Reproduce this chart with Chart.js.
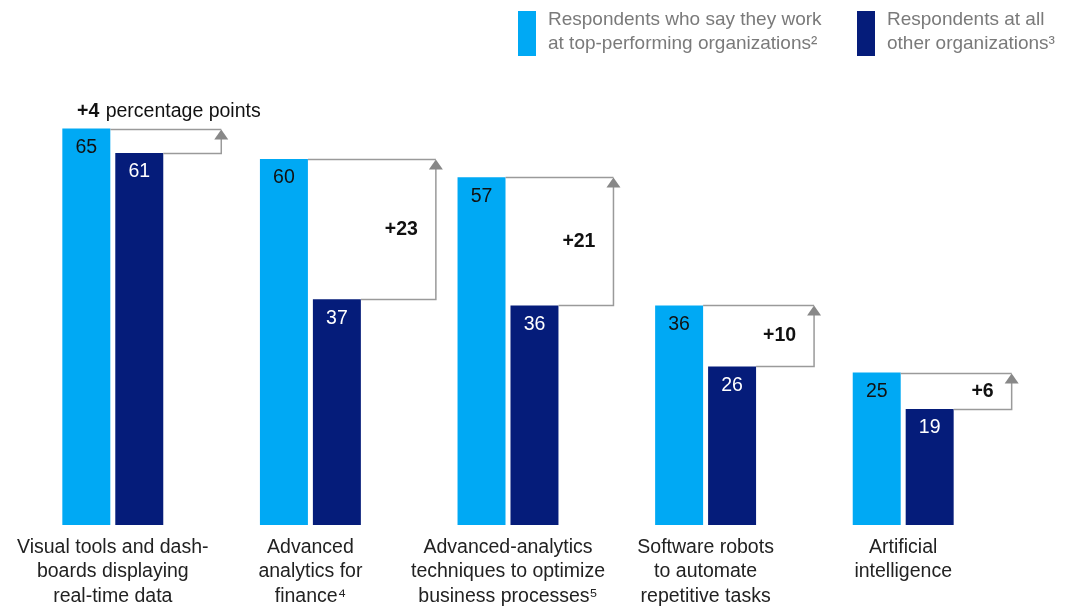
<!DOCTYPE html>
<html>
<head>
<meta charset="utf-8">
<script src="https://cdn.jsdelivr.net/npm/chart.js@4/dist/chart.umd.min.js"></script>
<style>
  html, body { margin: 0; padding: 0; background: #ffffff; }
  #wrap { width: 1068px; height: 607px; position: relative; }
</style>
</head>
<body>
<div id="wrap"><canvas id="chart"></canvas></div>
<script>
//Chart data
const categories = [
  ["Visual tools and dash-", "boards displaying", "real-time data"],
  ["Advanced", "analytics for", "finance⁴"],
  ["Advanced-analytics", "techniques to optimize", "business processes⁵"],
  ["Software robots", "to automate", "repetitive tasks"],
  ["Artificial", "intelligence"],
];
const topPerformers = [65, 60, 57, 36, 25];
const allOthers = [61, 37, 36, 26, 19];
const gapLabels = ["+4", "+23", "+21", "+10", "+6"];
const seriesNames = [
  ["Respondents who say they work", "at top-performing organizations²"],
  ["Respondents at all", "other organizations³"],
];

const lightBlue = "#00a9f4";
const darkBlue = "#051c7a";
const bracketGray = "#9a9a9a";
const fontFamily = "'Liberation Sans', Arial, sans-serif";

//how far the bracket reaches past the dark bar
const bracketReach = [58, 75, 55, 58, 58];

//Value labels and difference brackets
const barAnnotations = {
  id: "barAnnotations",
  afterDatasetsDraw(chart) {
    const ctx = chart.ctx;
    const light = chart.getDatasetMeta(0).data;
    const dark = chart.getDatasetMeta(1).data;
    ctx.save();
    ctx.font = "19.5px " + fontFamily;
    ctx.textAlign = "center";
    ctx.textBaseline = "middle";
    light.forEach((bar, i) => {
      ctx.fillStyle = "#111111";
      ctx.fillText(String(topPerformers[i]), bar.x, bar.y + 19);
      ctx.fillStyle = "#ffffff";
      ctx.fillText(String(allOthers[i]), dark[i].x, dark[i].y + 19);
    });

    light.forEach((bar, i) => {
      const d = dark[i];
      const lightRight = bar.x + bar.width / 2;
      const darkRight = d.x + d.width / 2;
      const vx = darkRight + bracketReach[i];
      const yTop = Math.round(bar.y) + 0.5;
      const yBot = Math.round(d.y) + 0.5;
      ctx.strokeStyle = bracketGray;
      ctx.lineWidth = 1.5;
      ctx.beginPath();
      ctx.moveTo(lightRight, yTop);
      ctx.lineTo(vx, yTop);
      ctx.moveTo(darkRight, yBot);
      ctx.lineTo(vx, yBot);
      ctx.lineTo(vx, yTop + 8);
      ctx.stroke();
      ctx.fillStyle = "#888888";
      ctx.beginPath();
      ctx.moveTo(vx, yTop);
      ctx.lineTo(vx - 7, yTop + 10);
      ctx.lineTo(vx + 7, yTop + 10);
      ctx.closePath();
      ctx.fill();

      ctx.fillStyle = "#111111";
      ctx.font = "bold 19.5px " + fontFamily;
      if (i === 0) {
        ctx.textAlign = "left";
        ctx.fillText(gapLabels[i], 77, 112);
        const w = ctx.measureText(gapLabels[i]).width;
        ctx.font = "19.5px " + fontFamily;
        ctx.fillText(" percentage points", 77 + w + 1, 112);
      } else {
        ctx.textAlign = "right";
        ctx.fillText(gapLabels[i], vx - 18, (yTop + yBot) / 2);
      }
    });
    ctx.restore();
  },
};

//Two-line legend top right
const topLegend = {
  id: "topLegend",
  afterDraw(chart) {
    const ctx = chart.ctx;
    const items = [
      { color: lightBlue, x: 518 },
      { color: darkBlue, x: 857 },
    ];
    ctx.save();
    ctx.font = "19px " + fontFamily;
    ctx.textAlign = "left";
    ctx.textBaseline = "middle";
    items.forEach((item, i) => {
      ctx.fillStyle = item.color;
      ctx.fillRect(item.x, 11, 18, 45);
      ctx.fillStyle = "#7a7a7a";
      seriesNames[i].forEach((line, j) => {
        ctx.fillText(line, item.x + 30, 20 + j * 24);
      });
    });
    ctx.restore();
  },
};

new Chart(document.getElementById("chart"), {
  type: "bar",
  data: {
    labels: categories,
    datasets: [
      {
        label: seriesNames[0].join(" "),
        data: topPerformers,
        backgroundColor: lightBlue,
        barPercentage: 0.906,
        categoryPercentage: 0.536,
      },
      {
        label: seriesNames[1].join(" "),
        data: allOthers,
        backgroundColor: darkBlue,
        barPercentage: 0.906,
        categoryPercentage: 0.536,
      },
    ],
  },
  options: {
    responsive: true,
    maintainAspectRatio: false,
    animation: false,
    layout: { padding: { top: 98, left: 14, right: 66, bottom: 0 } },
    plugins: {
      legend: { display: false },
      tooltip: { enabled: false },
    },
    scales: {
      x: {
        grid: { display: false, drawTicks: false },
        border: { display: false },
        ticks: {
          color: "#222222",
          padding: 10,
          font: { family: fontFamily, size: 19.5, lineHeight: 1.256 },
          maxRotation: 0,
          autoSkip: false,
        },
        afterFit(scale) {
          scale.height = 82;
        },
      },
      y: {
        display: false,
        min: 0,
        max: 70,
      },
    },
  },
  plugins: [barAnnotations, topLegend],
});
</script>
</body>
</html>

☆ ☆ ☆

* TASK OBJECTIVE *
Only the lines from the top of the data through the line with "const bracketReach = [58, 75, 55, 58, 58];" should be quoted, exactly and with both ends kept; skip the pictures.

* OUTPUT BELOW *
Reproduce this chart with Chart.js.
<!DOCTYPE html>
<html>
<head>
<meta charset="utf-8">
<script src="https://cdn.jsdelivr.net/npm/chart.js@4/dist/chart.umd.min.js"></script>
<style>
  html, body { margin: 0; padding: 0; background: #ffffff; }
  #wrap { width: 1068px; height: 607px; position: relative; }
</style>
</head>
<body>
<div id="wrap"><canvas id="chart"></canvas></div>
<script>
//Chart data
const categories = [
  ["Visual tools and dash-", "boards displaying", "real-time data"],
  ["Advanced", "analytics for", "finance⁴"],
  ["Advanced-analytics", "techniques to optimize", "business processes⁵"],
  ["Software robots", "to automate", "repetitive tasks"],
  ["Artificial", "intelligence"],
];
const topPerformers = [65, 60, 57, 36, 25];
const allOthers = [61, 37, 36, 26, 19];
const gapLabels = ["+4", "+23", "+21", "+10", "+6"];
const seriesNames = [
  ["Respondents who say they work", "at top-performing organizations²"],
  ["Respondents at all", "other organizations³"],
];

const lightBlue = "#00a9f4";
const darkBlue = "#051c7a";
const bracketGray = "#9a9a9a";
const fontFamily = "'Liberation Sans', Arial, sans-serif";

//how far the bracket reaches past the dark bar
const bracketReach = [58, 75, 55, 58, 58];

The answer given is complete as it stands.